Bizarre Brexit tactics: Cameron's Peter Rabbit diplomacy and 'pull out' condoms

Britain's Prime Minister David Cameron (L) poses with his Belgian counterpart Charles Michel © Francois Lenoir
As Britain hovers over the big red ‘Brexit’ button, it has emerged the backbone of Prime Minister David Cameron’s EU reform package strategy might just be the kids’ book characters Peter Rabbit, Flopsy, Mopsy and Cotton Tail.

Talks which could have far-reaching consequences for the structure of the EU have entered their second day in Brussels, with Cameron attempting to renegotiate Britain’s membership within the economic-trading bloc.

Perhaps showing that Cameron has a political trick or two up his starched, open-collared shirt, the PM reportedly gave staunch EU advocate and Belgian Prime Minister Charles Michel a gift of Beatrix Potter books.

Just to confirm: Cameron is in the midst of grappling back immigration, business and financial controls from the EU.
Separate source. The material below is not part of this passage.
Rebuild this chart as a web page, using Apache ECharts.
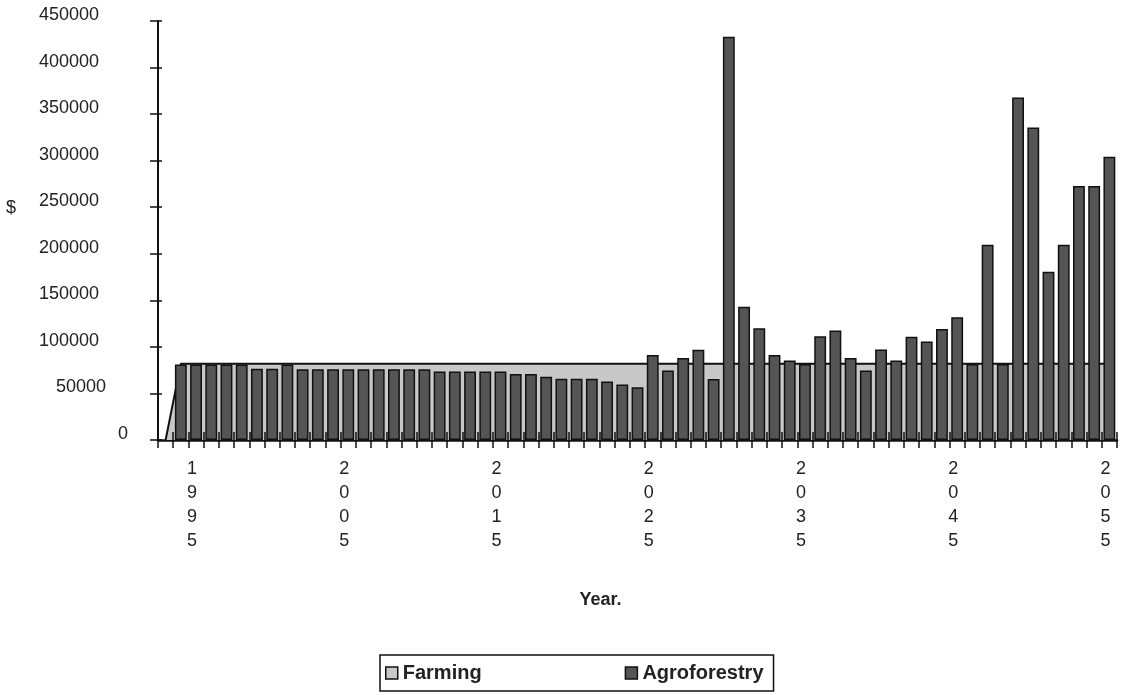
<!DOCTYPE html>
<html><head><meta charset="utf-8">
<script src="https://cdn.jsdelivr.net/npm/echarts@6/dist/echarts.min.js"></script>
<style>html,body{margin:0;padding:0;background:#fff}#c{width:1129px;height:695px}</style>
</head><body><div id="c"></div>
<script>
const years = ['1993','1994','1995','1996','1997','1998','1999','2000','2001','2002','2003','2004','2005','2006','2007','2008','2009','2010','2011','2012','2013','2014','2015','2016','2017','2018','2019','2020','2021','2022','2023','2024','2025','2026','2027','2028','2029','2030','2031','2032','2033','2034','2035','2036','2037','2038','2039','2040','2041','2042','2043','2044','2045','2046','2047','2048','2049','2050','2051','2052','2053','2054','2055'];

const farming = [0,82000,82000,82000,82000,82000,82000,82000,82000,82000,82000,82000,82000,82000,82000,82000,82000,82000,82000,82000,82000,82000,82000,82000,82000,82000,82000,82000,82000,82000,82000,82000,82000,82000,82000,82000,82000,82000,82000,82000,82000,82000,82000,82000,82000,82000,82000,82000,82000,82000,82000,82000,82000,82000,82000,82000,82000,82000,82000,82000,82000,82000,82000];

const agroforestry = [null,81000,81000,81000,81000,81000,76500,76500,81000,76000,76000,76000,76000,76000,76000,76000,76000,76000,73500,73500,73500,73500,73500,71000,71000,68000,65700,65700,65700,62800,59500,56700,
91400,74600,88200,96800,65600,433000,143200,120000,91400,85300,81700,111400,117500,88200,74600,97100,85300,111000,105700,119300,131800,81700,209800,81700,367800,335600,180800,209800,272700,272700,304200];

const yTicks = ['0','50000','100000','150000','200000','250000','300000','350000','400000','450000'];

const chart = echarts.init(document.getElementById('c'));
const FONT = 'Liberation Sans, Arial, sans-serif';
chart.setOption({
  animation: false,
  backgroundColor: '#fff',
  grid: { left: 158, right: 12, top: 21, bottom: 255 },
  graphic: [{ type: 'text', left: 6, top: 199, style: { text: '$', font: '18px ' + FONT, fill: '#222' } }],
  legend: {
    left: 380, top: 655,
    orient: 'horizontal',
    borderColor: '#111', borderWidth: 1.5,
    padding: [8, 10, 8, 5],
    itemWidth: 12, itemHeight: 12, itemGap: 143,
    textStyle: { fontFamily: FONT, fontWeight: 'bold', fontSize: 20, color: '#222' },
    data: [
      { name: 'Farming', icon: 'rect', itemStyle: { color: '#c8c8c8', borderColor: '#111', borderWidth: 1.5 } },
      { name: 'Agroforestry', icon: 'rect', itemStyle: { color: '#555', borderColor: '#111', borderWidth: 1.5 } }
    ]
  },
  xAxis: [{
    type: 'category', data: years, boundaryGap: true,
    name: 'Year.', nameLocation: 'middle', nameGap: 151,
    nameTextStyle: { fontFamily: FONT, fontWeight: 'bold', fontSize: 18, color: '#222', padding: [0, 74, 0, 0] },
    axisLine: { lineStyle: { color: '#111', width: 2.5 } },
    axisTick: { show: true, interval: 0, length: 8, lineStyle: { color: '#111', width: 1.5 } },
    axisLabel: {
      interval: function (idx, val) { return (Number(val) - 1995) % 10 === 0; },
      formatter: function (v) { return v.split('').join('\n'); },
      fontFamily: FONT, fontSize: 18, color: '#222', lineHeight: 24, margin: 17,
      padding: [0, 8, 0, 0]
    },
    splitLine: { show: false }
  }, {
    type: 'category', data: years, boundaryGap: true, position: 'bottom', z: 10,
    axisLine: { show: false },
    axisTick: { show: true, inside: true, interval: 0, length: 8, lineStyle: { color: '#111', width: 1.5 } },
    axisLabel: { show: false }, splitLine: { show: false }
  }],
  yAxis: [{
    type: 'value', min: 0, max: 450000, interval: 50000,
    axisLine: { show: true, lineStyle: { color: '#111', width: 2 } },
    axisTick: { show: true, length: 8, lineStyle: { color: '#111', width: 1.5 } },
    splitLine: { show: false },
    axisLabel: {
      margin: 30,
      formatter: function (v) {
        const s = yTicks[Math.round(v / 50000)];
        if (v === 0) return '{z|' + s + '}';
        if (v === 50000) return '{f|' + s + '}';
        return '{a|' + s + '}';
      },
      rich: {
        z: { fontFamily: FONT, fontSize: 18, color: '#222', padding: [0, 0, 12, 0] },
        f: { fontFamily: FONT, fontSize: 18, color: '#222', padding: [0, 22, 12, 0] },
        a: { fontFamily: FONT, fontSize: 18, color: '#222', padding: [0, 29, 12, 0] }
      }
    }
  }, {
    type: 'value', min: 0, max: 450000, interval: 50000, position: 'left', z: 10,
    axisLine: { show: false },
    axisTick: { show: true, inside: true, length: 4, lineStyle: { color: '#111', width: 1.5 } },
    axisLabel: { show: false }, splitLine: { show: false }
  }],
  series: [{
    name: 'Farming', type: 'line', data: farming, xAxisIndex: 0, yAxisIndex: 0,
    symbol: 'none', z: 2,
    itemStyle: { color: '#c8c8c8', borderColor: '#111' },
    lineStyle: { color: '#111', width: 2 },
    areaStyle: { color: '#c8c8c8', opacity: 1 }
  }, {
    name: 'Agroforestry', type: 'bar', data: agroforestry, xAxisIndex: 0, yAxisIndex: 0,
    z: 3, barCategoryGap: '22%',
    itemStyle: { color: '#555', borderColor: '#111', borderWidth: 1.5 }
  }]
});
</script></body></html>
Clearly, he is adopting a negotiation strategy which draws on the potential for early-20th-century rabbit cartoons to sweeten the deal.

READ MORE: Cameron begins last-ditch EU negotiations 

“It was a really personal touch and Mr. Michel was very moved,” a source close to the Belgian PM told the Times. 

“It might not be well known in Britain, but David is really very charming.”

The political masterstroke has not been mentioned by Downing Street, but the French translations of the Beatrix Potter classics came a few weeks after Michel celebrated the birth of his daughter. (That old chestnut; pulling on the heartstring to broker greater political autonomy!)

“If you can enlist Mrs. Tiggy-Winkle and Squirrel Nutkin on your side, then why not?” one diplomat said of the gift. 

Meanwhile, pro-Brexit campaigners Vote Leave are keeping their campaign up by launching a range of ‘pull out’ condoms.

A Twitter post shows the contraceptives, emblazoned with slogans such as “Vote Leave: the safer choices” and “It’s riskier to stay in”. Sexy.

Should Cameron wrestle his sought-after reforms from the EU, he is likely to be pro-Europe in the UK’s anticipated EU referendum next year.

But political rival and former First Minister of Scotland Alex Salmond believes secretly charming Cameron’s negotiating skills are not up to much.

“The difficulty is he is negotiating on nothing; negotiating on inconsequential things. Ninety per cent of the country has no idea whatsoever what he is banging on about."

“He’s negotiating on that Europe must be nice to each other… He’s negotiating that we’ve got to be competitive.

“He’s negotiating that Polish workers in the UK shouldn’t be able to send all of their child benefit back to Warsaw. Well, maybe so, but that is not the sort of issue on which you rest the future of the European Union.”